Call rates rise on tax outflows

Weekly wrap up: Call rates rise on tax outflows

The inter-bank call rates on September 14, rose to 1% -7.40% with a turnover of Rs 107.41 billion on tight liquidity conditions, due to the outflow of advance tax payments. The amount outstanding under standing liquidity adjustment facility available with the RBI was Rs 0.91 billion at 7.75%, on Sep. 14.
During the week, interbank call rates scaled above 7% on account of continued liquidity shortage on account of advance payment of corporate taxes of Rs 350 billion.

Overnight call rates changed at 5.50-7% on Sep. 19, 2007, wherein the weighted average rate (WAR) was seen at 6.47% with a turnover of Rs 143.02 billion. Further, 1-day CBLO (collaterized borrowing and lending obligation) operations fetched Rs 320.88 billion at 6.07% on September 19. The interest rate range was between 5.97-6.30% on the same day. The Reserv e Bank of India (RBI) absorbed Rs 72 billion via 1-day reverse repos on Sep. 20, 2007. At the auction conducted under liquidity adjustment facility, the central bank received 7 bids for 1-day reverse repos which were all accepted.
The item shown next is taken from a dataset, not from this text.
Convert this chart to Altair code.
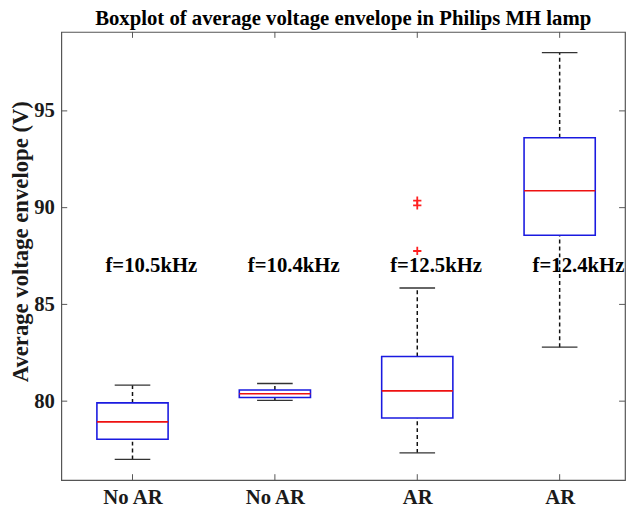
import json
import altair as alt
import pandas as pd

# ---- data ----
categories = ["No AR", "No AR", "AR", "AR"]
positions = [1, 2, 3, 4]
lower_whisker = [76.99, 80.04, 77.33, 82.79]
q1 = [78.03, 80.19, 79.13, 88.57]
median = [78.93, 80.38, 80.53, 90.87]
q3 = [79.91, 80.58, 82.31, 93.61]
upper_whisker = [80.83, 80.91, 85.85, 98.01]
outlier_pos = [3, 3, 3]
outlier_vals = [90.36, 90.12, 87.76]
annotations = ["f=10.5kHz", "f=10.4kHz", "f=12.5kHz", "f=12.4kHz"]
annotation_y = [87.0, 87.0, 87.0, 87.0]
y_ticks = [80, 85, 90, 95]

W, H = 571, 454
FONT = "Liberation Serif"
AX = "#555555"

boxes = pd.DataFrame({
    "pos": positions, "cat": categories, "lo": lower_whisker, "q1": q1,
    "med": median, "q3": q3, "hi": upper_whisker,
})
outl = pd.DataFrame({"pos": outlier_pos, "v": outlier_vals})
ann = pd.DataFrame({"pos": positions, "txt": annotations, "y": annotation_y})
yt = pd.DataFrame({"v": y_ticks})
xt = pd.DataFrame({"pos": positions})

xscale = alt.Scale(domain=[0.5, 4.459], nice=False, zero=False)
yscale = alt.Scale(domain=[75.92, 99.08], nice=False, zero=False)

label_expr = json.dumps(categories) + "[datum.value - 1]"
xaxis = alt.Axis(values=positions, labelExpr=label_expr, title=None, grid=False,
                 ticks=False, domain=False, labelFont=FONT, labelFontWeight="bold",
                 labelFontSize=21, labelColor="#1a1a1a", labelPadding=7)
yaxis = alt.Axis(values=y_ticks, title="Average voltage envelope (V)", grid=False,
                 ticks=False, domain=False, labelFont=FONT, labelFontWeight="bold",
                 labelFontSize=21, labelColor="#1a1a1a", labelPadding=7,
                 titleFont=FONT, titleFontWeight="bold", titleFontSize=23,
                 titleColor="#1a1a1a", titleAngle=-90, titleAlign="center",
                 titleBaseline="middle", titleX=-41, titleY=212)

base = alt.Chart(boxes)
X = alt.X("pos:Q", scale=xscale, axis=xaxis)

whisk_up = base.mark_rule(color="#111111", strokeWidth=1.5, strokeDash=[4, 3]).encode(
    x=X, y=alt.Y("q3:Q", scale=yscale, axis=yaxis), y2="hi:Q")
whisk_lo = base.mark_rule(color="#111111", strokeWidth=1.5, strokeDash=[4, 3]).encode(
    x="pos:Q", y="lo:Q", y2="q1:Q")

caps_hi = base.transform_calculate(a="datum.pos - 0.125", b="datum.pos + 0.125").mark_rule(
    color="#333333", strokeWidth=1.4).encode(x="a:Q", x2="b:Q", y="hi:Q")
caps_lo = base.transform_calculate(a="datum.pos - 0.125", b="datum.pos + 0.125").mark_rule(
    color="#333333", strokeWidth=1.4).encode(x="a:Q", x2="b:Q", y="lo:Q")

box = base.transform_calculate(a="datum.pos - 0.25", b="datum.pos + 0.25").mark_rect(
    fill="white", stroke="#1a1ae0", strokeWidth=1.6).encode(
    x="a:Q", x2="b:Q", y="q1:Q", y2="q3:Q")

med = base.transform_calculate(a="datum.pos - 0.25", b="datum.pos + 0.25").mark_rule(
    color="#ee1111", strokeWidth=1.6).encode(x="a:Q", x2="b:Q", y="med:Q")

plus_path = "M-1,0L1,0M0,-1L0,1"
outliers = alt.Chart(outl).mark_point(shape=plus_path, size=70, color="#ff2020",
                                      strokeWidth=1.8, filled=False, opacity=1).encode(
    x="pos:Q", y="v:Q")

texts = alt.Chart(ann).transform_calculate(tx="datum.pos - 0.19").mark_text(
    align="left", baseline="middle", font=FONT, fontWeight="bold", fontSize=21,
    color="#000000").encode(x="tx:Q", y="y:Q", text="txt:N")

# inward ticks on all four sides (Matlab style)
TL = 6
tb = alt.Chart(xt).mark_rule(color=AX, strokeWidth=1).encode(
    x="pos:Q", y=alt.value(H), y2=alt.value(H - TL))
tt = alt.Chart(xt).mark_rule(color=AX, strokeWidth=1).encode(
    x="pos:Q", y=alt.value(0), y2=alt.value(TL))
tl = alt.Chart(yt).mark_rule(color=AX, strokeWidth=1).encode(
    y="v:Q", x=alt.value(0), x2=alt.value(TL))
tr = alt.Chart(yt).mark_rule(color=AX, strokeWidth=1).encode(
    y="v:Q", x=alt.value(W), x2=alt.value(W - TL))

chart = alt.layer(
    whisk_up, whisk_lo, caps_hi, caps_lo, box, med, outliers, texts, tb, tt, tl, tr
).properties(
    width=W, height=H,
    title=alt.TitleParams("Boxplot of average voltage envelope in Philips MH lamp",
                          font=FONT, fontWeight="bold", fontSize=21, color="#000000",
                          anchor="middle", offset=3),
    autosize=alt.AutoSizeParams(type="none"),
    padding={"left": 54, "top": 21, "right": 1, "bottom": 25},
).configure_view(stroke=AX, strokeWidth=1.2)

chart.save("out.html", embed_options={"renderer": "svg", "actions": False})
The call rates stood at 5.50-7.40% on Sep. 20, 2007, weighted average rate (WAR) was seen at 6.40% with a turnover of Rs 135.83 billion. This week call rates shot up,  followed by dearth of funds in the liquidity system on account of outflow of funds.

Until now, the central bank was in the practice of using the reverse window to earn additional income on idle cash. On Friday (September 21), in attempt to ease the adjustment of short-term liquidity, RBI used the repo window. This window enables collateralized short-term borrowing and lending through sale/purchase operations.
The Reserve Bank of India (RBI) absorbed Rs 12 billion via 3-day repos on Sep. 21, 2007.
At the auction conducted under liquidity adjustment facility, the central bank received 1 bid for 3-day repos, which was accepted. These repos are traded at a fixed rate of 7.75%.